[Records with drawing code]

[Start]

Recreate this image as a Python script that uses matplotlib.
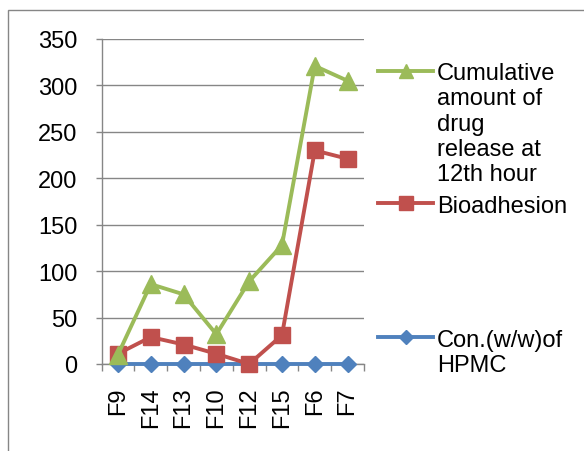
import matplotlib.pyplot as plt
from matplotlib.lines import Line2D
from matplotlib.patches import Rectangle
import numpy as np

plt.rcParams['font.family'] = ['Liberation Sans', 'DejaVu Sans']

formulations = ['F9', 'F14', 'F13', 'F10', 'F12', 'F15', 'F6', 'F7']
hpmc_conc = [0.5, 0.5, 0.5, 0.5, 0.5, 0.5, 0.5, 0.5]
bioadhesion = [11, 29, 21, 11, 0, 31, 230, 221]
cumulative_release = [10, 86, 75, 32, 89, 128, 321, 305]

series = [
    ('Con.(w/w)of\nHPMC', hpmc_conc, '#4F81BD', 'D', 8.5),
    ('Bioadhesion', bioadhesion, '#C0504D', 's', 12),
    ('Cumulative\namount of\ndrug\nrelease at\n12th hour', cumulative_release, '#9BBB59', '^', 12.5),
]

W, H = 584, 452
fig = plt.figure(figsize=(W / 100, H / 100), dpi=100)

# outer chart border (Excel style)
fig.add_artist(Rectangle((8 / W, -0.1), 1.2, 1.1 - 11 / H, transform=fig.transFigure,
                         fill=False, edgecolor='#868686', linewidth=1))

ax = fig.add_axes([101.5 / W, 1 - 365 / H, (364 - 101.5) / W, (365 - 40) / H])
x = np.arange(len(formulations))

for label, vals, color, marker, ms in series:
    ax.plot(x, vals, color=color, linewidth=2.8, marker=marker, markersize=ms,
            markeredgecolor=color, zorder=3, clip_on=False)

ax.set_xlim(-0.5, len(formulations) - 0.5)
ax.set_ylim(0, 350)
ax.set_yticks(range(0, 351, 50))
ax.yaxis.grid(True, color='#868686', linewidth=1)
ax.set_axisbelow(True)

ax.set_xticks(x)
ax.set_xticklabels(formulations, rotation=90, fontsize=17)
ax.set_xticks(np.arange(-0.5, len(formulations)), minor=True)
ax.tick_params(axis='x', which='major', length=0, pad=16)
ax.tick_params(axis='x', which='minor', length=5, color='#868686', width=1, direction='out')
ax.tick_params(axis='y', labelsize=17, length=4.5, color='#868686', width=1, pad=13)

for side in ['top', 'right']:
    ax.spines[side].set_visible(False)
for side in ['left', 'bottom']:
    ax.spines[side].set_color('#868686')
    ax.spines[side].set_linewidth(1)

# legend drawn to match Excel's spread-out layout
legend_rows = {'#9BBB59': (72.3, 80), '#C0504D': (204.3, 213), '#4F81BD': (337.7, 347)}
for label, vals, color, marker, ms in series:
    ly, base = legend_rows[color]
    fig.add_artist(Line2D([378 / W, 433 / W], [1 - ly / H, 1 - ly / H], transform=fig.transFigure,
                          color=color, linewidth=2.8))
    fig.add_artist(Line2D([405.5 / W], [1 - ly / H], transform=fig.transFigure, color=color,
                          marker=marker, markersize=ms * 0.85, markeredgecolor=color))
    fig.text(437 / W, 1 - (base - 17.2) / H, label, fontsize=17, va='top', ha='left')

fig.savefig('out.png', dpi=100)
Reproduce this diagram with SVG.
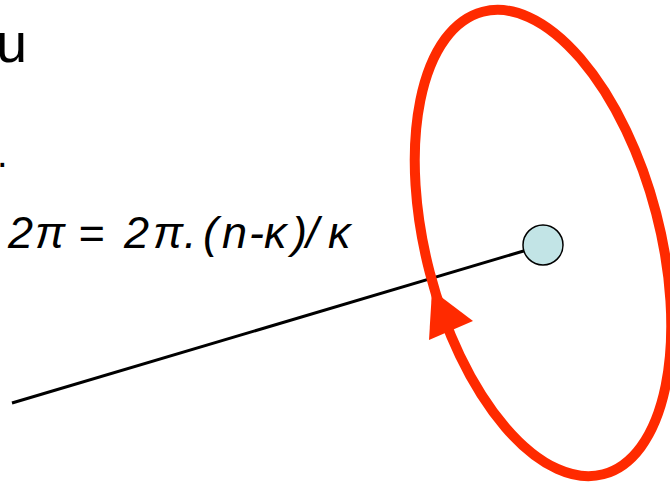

[End]

— Your goal —
Go through the data above and transcribe it in full, omitting any image.

— Written answer —
Recreate this image as a Python script that uses matplotlib.
import matplotlib.pyplot as plt
from matplotlib.lines import Line2D
from matplotlib.patches import Rectangle
import numpy as np

plt.rcParams['font.family'] = ['Liberation Sans', 'DejaVu Sans']

formulations = ['F9', 'F14', 'F13', 'F10', 'F12', 'F15', 'F6', 'F7']
hpmc_conc = [0.5, 0.5, 0.5, 0.5, 0.5, 0.5, 0.5, 0.5]
bioadhesion = [11, 29, 21, 11, 0, 31, 230, 221]
cumulative_release = [10, 86, 75, 32, 89, 128, 321, 305]

series = [
    ('Con.(w/w)of\nHPMC', hpmc_conc, '#4F81BD', 'D', 8.5),
    ('Bioadhesion', bioadhesion, '#C0504D', 's', 12),
    ('Cumulative\namount of\ndrug\nrelease at\n12th hour', cumulative_release, '#9BBB59', '^', 12.5),
]

W, H = 584, 452
fig = plt.figure(figsize=(W / 100, H / 100), dpi=100)

# outer chart border (Excel style)
fig.add_artist(Rectangle((8 / W, -0.1), 1.2, 1.1 - 11 / H, transform=fig.transFigure,
                         fill=False, edgecolor='#868686', linewidth=1))

ax = fig.add_axes([101.5 / W, 1 - 365 / H, (364 - 101.5) / W, (365 - 40) / H])
x = np.arange(len(formulations))

for label, vals, color, marker, ms in series:
    ax.plot(x, vals, color=color, linewidth=2.8, marker=marker, markersize=ms,
            markeredgecolor=color, zorder=3, clip_on=False)

ax.set_xlim(-0.5, len(formulations) - 0.5)
ax.set_ylim(0, 350)
ax.set_yticks(range(0, 351, 50))
ax.yaxis.grid(True, color='#868686', linewidth=1)
ax.set_axisbelow(True)

ax.set_xticks(x)
ax.set_xticklabels(formulations, rotation=90, fontsize=17)
ax.set_xticks(np.arange(-0.5, len(formulations)), minor=True)
ax.tick_params(axis='x', which='major', length=0, pad=16)
ax.tick_params(axis='x', which='minor', length=5, color='#868686', width=1, direction='out')
ax.tick_params(axis='y', labelsize=17, length=4.5, color='#868686', width=1, pad=13)

for side in ['top', 'right']:
    ax.spines[side].set_visible(False)
for side in ['left', 'bottom']:
    ax.spines[side].set_color('#868686')
    ax.spines[side].set_linewidth(1)

# legend drawn to match Excel's spread-out layout
legend_rows = {'#9BBB59': (72.3, 80), '#C0504D': (204.3, 213), '#4F81BD': (337.7, 347)}
for label, vals, color, marker, ms in series:
    ly, base = legend_rows[color]
    fig.add_artist(Line2D([378 / W, 433 / W], [1 - ly / H, 1 - ly / H], transform=fig.transFigure,
                          color=color, linewidth=2.8))
    fig.add_artist(Line2D([405.5 / W], [1 - ly / H], transform=fig.transFigure, color=color,
                          marker=marker, markersize=ms * 0.85, markeredgecolor=color))
    fig.text(437 / W, 1 - (base - 17.2) / H, label, fontsize=17, va='top', ha='left')

fig.savefig('out.png', dpi=100)
Reproduce this diagram with SVG.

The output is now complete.